There is also a quieter behavioral benefit that deserves attention. Auto loan interest is one of the most emotionally visible costs in personal finance because it is baked into a monthly payment you feel every month. A deduction can soften that pain psychologically by reframing part of the interest as producing some tax value. That does not change the fact you are paying interest, but it can change how borrowers perceive the cost. This is where the policy can influence decisions at the margin, nudging some consumers toward financing or toward buying new rather than used, particularly when the difference between choices feels close.
Still, the most important consumer protection here is not a disclosure form. It is the mindset you bring to the benefit. The deduction should be treated as a sweetener, not a reason to stretch. If the tax savings is a few hundred dollars, but the qualifying model costs significantly more than the alternative you truly want, the deduction may not be worth rearranging your purchase around. If the deduction pushes you into a longer term loan with more total interest paid, you can end up saving a little on taxes while paying a lot more in financing costs. The benefit only helps when it complements a purchase you can already afford and a loan structure you would choose even without the tax perk.

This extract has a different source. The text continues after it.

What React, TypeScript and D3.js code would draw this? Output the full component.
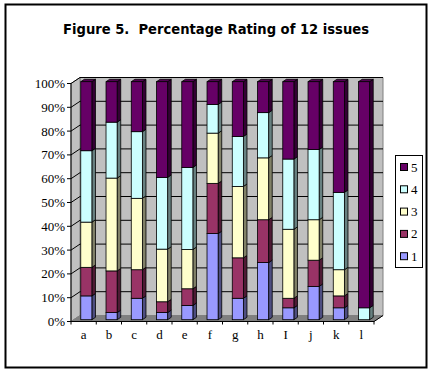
import * as React from "react";
import * as d3 from "d3";

const categories = ["a", "b", "c", "d", "e", "f", "g", "h", "I", "j", "k", "l"];
const rating1 = [10, 3, 9, 3, 6, 36, 9, 24, 5, 14, 5, 0];
const rating2 = [12, 17.5, 12, 4.5, 7, 21, 17, 18, 4, 11, 5, 0];
const rating3 = [19, 39, 30, 22, 16.5, 21, 30, 26, 29, 17, 11, 0];
const rating4 = [30, 23.5, 28, 30, 34.5, 12, 21, 19, 29.5, 29.5, 32.5, 5];
const rating5 = [29, 17, 21, 40, 36, 9.5, 23, 13, 32.5, 28.5, 46.5, 95];
const seriesKeys = ["1", "2", "3", "4", "5"];
const seriesColors = ["#9999ff", "#993366", "#ffffcc", "#ccffff", "#660066"];
const yTicks = [0, 0.1, 0.2, 0.3, 0.4, 0.5, 0.6, 0.7, 0.8, 0.9, 1];

const rows = categories.map((c, i) => ({
  cat: c,
  "1": rating1[i],
  "2": rating2[i],
  "3": rating3[i],
  "4": rating4[i],
  "5": rating5[i]
}));

export default function App() {
  const W = 433;
  const H = 373;
  const left = 71;
  const right = 374;
  const dx = 9; // 3d depth
  const dy = -6;

  const x = d3.scaleBand().domain(categories).range([left, right]);
  const y = d3.scaleLinear().domain([0, 1]).range([321.5, 83.5]);
  const stacked = d3
    .stack<any>()
    .keys(seriesKeys)
    .offset(d3.stackOffsetExpand)(rows);

  const barW = x.bandwidth() * 0.44;
  const bOff = 0.3; // bar front depth fraction
  const bDep = 0.4; // bar depth fraction
  const bx = (c: string) => x(c)! + x.bandwidth() / 2 - barW / 2 + dx * bOff;
  const by = (v: number) => y(v) + dy * bOff;
  const sdx = dx * bDep;
  const sdy = dy * bDep;

  const shade = (c: string, k: number) => d3.color(c)!.darker(k).toString();

  return (
    <svg width={W} height={H} style={{ position: "absolute", left: 0, top: 0 }}>
      <rect x={0} y={0} width={W} height={H} fill="#fff" />
      <rect x={5.5} y={4.5} width={421} height={363} fill="none" stroke="#000" strokeWidth={2} />
      <text
        x={216}
        y={34}
        textAnchor="middle"
        fontFamily="'DejaVu Sans', sans-serif"
        fontWeight="bold"
        fontSize={14}
        textLength={306}
        lengthAdjust="spacingAndGlyphs"
        style={{ whiteSpace: "pre" }}
      >
        {"Figure 5.  Percentage Rating of 12 issues"}
      </text>

      {/* walls */}
      <polygon
        points={`${left + dx},${y(1) + dy} ${right + dx},${y(1) + dy} ${right + dx},${y(0) + dy} ${left + dx},${y(0) + dy}`}
        fill="#c0c0c0"
        stroke="#808080"
      />
      <polygon
        points={`${left},${y(1)} ${left + dx},${y(1) + dy} ${left + dx},${y(0) + dy} ${left},${y(0)}`}
        fill="#c0c0c0"
        stroke="#808080"
      />
      <polygon
        points={`${left},${y(0)} ${left + dx},${y(0) + dy} ${right + dx},${y(0) + dy} ${right},${y(0)}`}
        fill="#808080"
        stroke="#808080"
      />
      {yTicks.slice(1).map(t => (
        <g key={t}>
          <line x1={left} y1={y(t)} x2={left + dx} y2={y(t) + dy} stroke="#000" />
          <line x1={left + dx} y1={y(t) + dy} x2={right + dx} y2={y(t) + dy} stroke="#000" />
        </g>
      ))}

      {/* bars */}
      {categories.map((c, i) => (
        <g key={c}>
          {stacked.map((s, k) => {
            const v0 = s[i][0];
            const v1 = s[i][1];
            if (v1 - v0 <= 0) return null;
            const x0 = bx(c);
            const col = seriesColors[k];
            const isTop = v1 >= 0.999;
            return (
              <g key={k}>
                <polygon
                  points={`${x0 + barW},${by(v1)} ${x0 + barW + sdx},${by(v1) + sdy} ${x0 + barW + sdx},${by(v0) + sdy} ${x0 + barW},${by(v0)}`}
                  fill={shade(col, 1.9)}
                  stroke="#000"
                  strokeWidth={0.8}
                />
                {isTop && (
                  <polygon
                    points={`${x0},${by(v1)} ${x0 + sdx},${by(v1) + sdy} ${x0 + barW + sdx},${by(v1) + sdy} ${x0 + barW},${by(v1)}`}
                    fill={shade(col, 0.6)}
                    stroke="#000"
                    strokeWidth={0.8}
                  />
                )}
                <rect
                  x={x0}
                  y={by(v1)}
                  width={barW}
                  height={by(v0) - by(v1)}
                  fill={col}
                  stroke="#000"
                  strokeWidth={0.8}
                />
              </g>
            );
          })}
        </g>
      ))}

      {/* axes */}
      <line x1={left} y1={y(1)} x2={left} y2={y(0)} stroke="#000" />
      <line x1={left} y1={y(0)} x2={right} y2={y(0)} stroke="#000" />
      <line x1={right} y1={y(0)} x2={right + dx} y2={y(0) + dy} stroke="#000" />
      {yTicks.map(t => (
        <g key={t}>
          <line x1={left - 4} y1={y(t)} x2={left} y2={y(t)} stroke="#000" />
          <text
            x={left - 6}
            y={y(t) + 4.5}
            textAnchor="end"
            fontFamily="'Liberation Serif', serif"
            fontSize={13}
          >
            {d3.format(".0%")(t)}
          </text>
        </g>
      ))}
      {categories.map(c => (
        <g key={c}>
          <line x1={x(c)!} y1={y(0)} x2={x(c)!} y2={y(0) + 3} stroke="#000" />
          <text
            x={x(c)! + x.bandwidth() / 2}
            y={339}
            textAnchor="middle"
            fontFamily="'Liberation Serif', serif"
            fontSize={13}
          >
            {c}
          </text>
        </g>
      ))}
      <line x1={right} y1={y(0)} x2={right} y2={y(0) + 3} stroke="#000" />

      {/* legend */}
      <rect x={395.5} y={155.5} width={27} height={112} fill="#fff" stroke="#000" />
      {seriesKeys
        .slice()
        .reverse()
        .map((k, i) => {
          const col = seriesColors[seriesKeys.indexOf(k)];
          const cy = 167 + i * 22.3;
          return (
            <g key={k}>
              <rect x={400.5} y={cy - 3.5} width={7} height={7} fill={col} stroke="#000" />
              <text x={411} y={cy + 4.5} fontFamily="'Liberation Serif', serif" fontSize={13}>
                {k}
              </text>
            </g>
          );
        })}
    </svg>
  );
}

In the end, what the US car loan tax break provides is not a magic discount and not a universal giveaway. It provides a way for eligible borrowers to reduce taxable income by deducting qualifying auto loan interest up to a capped amount during the years the provision is in effect. For the right household, it can shave a meaningful amount off the annual tax bill and slightly improve the overall cost of financing, especially in high rate environments. For everyone else, it is a reminder to read the fine print, because in taxes, the difference between “sounds good” and “is good” usually lives in the rules.